To break a bad habit, you don’t erase it — habits leave permanent traces in the brain. Instead, you interrupt the loop and replace the routine.

Step 1: Identify Your Cue

For one week, every time you engage in the habit, write down:

  • What time is it?
  • Where are you?
  • What were you just doing?
  • Who are you with?
  • What are you feeling?

Patterns will emerge. Most habits are triggered by one of five things: time, location, emotional state, other people, or a preceding action.

Step 2: Identify the Real Reward

What craving is the habit actually satisfying? It’s rarely the obvious answer. Stress-eating might be about distraction, not hunger. Doomscrolling might be about stimulation, not information. Smoking might be about the social pause, not nicotine.

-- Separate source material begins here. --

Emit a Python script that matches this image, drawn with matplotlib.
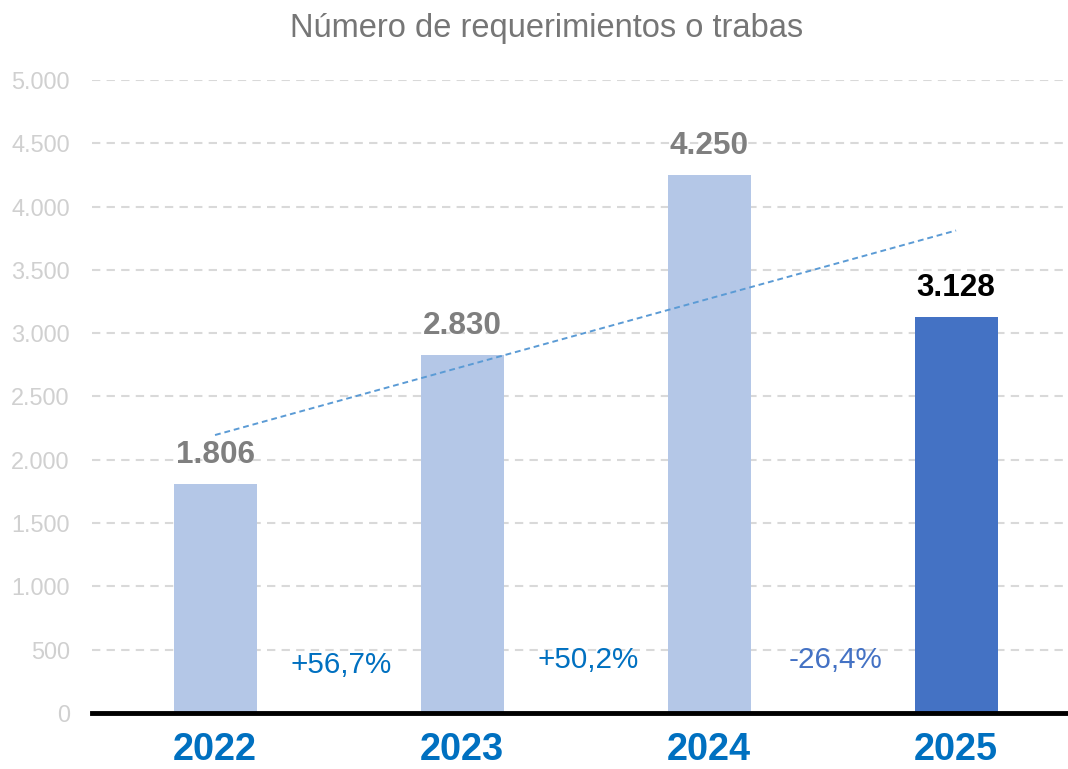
import numpy as np
import matplotlib.pyplot as plt

plt.rcParams['font.family'] = ['Liberation Sans', 'DejaVu Sans']

# datos
years = ['2022', '2023', '2024', '2025']
values = [1806, 2830, 4250, 3128]
value_labels = ['1.806', '2.830', '4.250', '3.128']
changes = ['+56,7%', '+50,2%', '-26,4%']
change_y = [378, 418, 418]

bar_colors = ['#b4c7e7', '#b4c7e7', '#b4c7e7', '#4472c4']
label_colors = ['#7f7f7f', '#7f7f7f', '#7f7f7f', '#000000']
change_colors = ['#0070c0', '#0070c0', '#4472c4']

fig = plt.figure(figsize=(10.68, 7.69), dpi=100)
ax = fig.add_axes([92 / 1068, 1 - 713 / 769, 976 / 1068, (713 - 80) / 769])

x = np.arange(len(years))
ax.bar(x, values, width=0.336, color=bar_colors, zorder=3)

# linea de tendencia (regresion lineal)
m, b = np.polyfit(x, values, 1)
ax.plot(x, m * x + b, color='#5b9bd5', linestyle=(0, (3, 2)), linewidth=1.4, zorder=4)

for xi, v, lab, c in zip(x, values, value_labels, label_colors):
    ax.annotate(lab, (xi, v), xytext=(0, 10), textcoords='offset points',
                ha='center', va='bottom', fontsize=22.7, fontweight='bold', color=c)

for i, (txt, yv, c) in enumerate(zip(changes, change_y, change_colors)):
    ax.text(i + 0.51, yv, txt, ha='center', va='center', fontsize=21.3, color=c, zorder=5)

ax.set_xlim(-0.498, 3.453)
ax.set_ylim(0, 5000)
ax.set_yticks(np.arange(0, 5001, 500))
ax.set_yticklabels(['0', '500', '1.000', '1.500', '2.000', '2.500', '3.000',
                    '3.500', '4.000', '4.500', '5.000'])
ax.set_xticks(x)
ax.set_xticklabels(years)

ax.grid(axis='y', color='#d9d9d9', linestyle=(0, (4, 3)), linewidth=1.5, zorder=0)
for s in ['top', 'right', 'left']:
    ax.spines[s].set_visible(False)
ax.spines['bottom'].set_color('black')
ax.spines['bottom'].set_linewidth(3.5)
ax.spines['bottom'].set_zorder(6)

ax.tick_params(axis='y', length=0, pad=16, labelsize=16.9, labelcolor='#d0d0d0')
ax.tick_params(axis='x', length=0, pad=14, labelsize=27.3, labelcolor='#0070c0')
for t in ax.get_xticklabels():
    t.set_fontweight('bold')

fig.text(547 / 1068, 1 - 28 / 769, 'Número de requerimientos o trabas',
         ha='center', va='center', fontsize=23.5, color='#767676')

fig.savefig('out.png', dpi=100)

Step 3: Replace the Routine

Keep the same cue and same reward — replace only the routine. If you stress-eat for distraction, replace it with a 5-minute walk. If you scroll for stimulation, replace it with a quick puzzle or interesting read. The new routine must satisfy the same craving.

Step 4: Make It Harder to Slip

Reduce availability. Delete the apps. Don’t buy the junk food. Move the TV out of the bedroom. Willpower is a limited resource — don’t rely on it. Make the environment do the work instead.

Step 5: Be Ready for Relapse

A single slip doesn’t ruin progress. Research shows the most successful habit-breakers relapse multiple times. What separates them is self-compassion — they don’t spiral into guilt. They acknowledge the slip, understand the cue that triggered it, and return to the plan.

Bad habits don’t go away — they go quiet. Your job is to build better, stronger loops that take their place.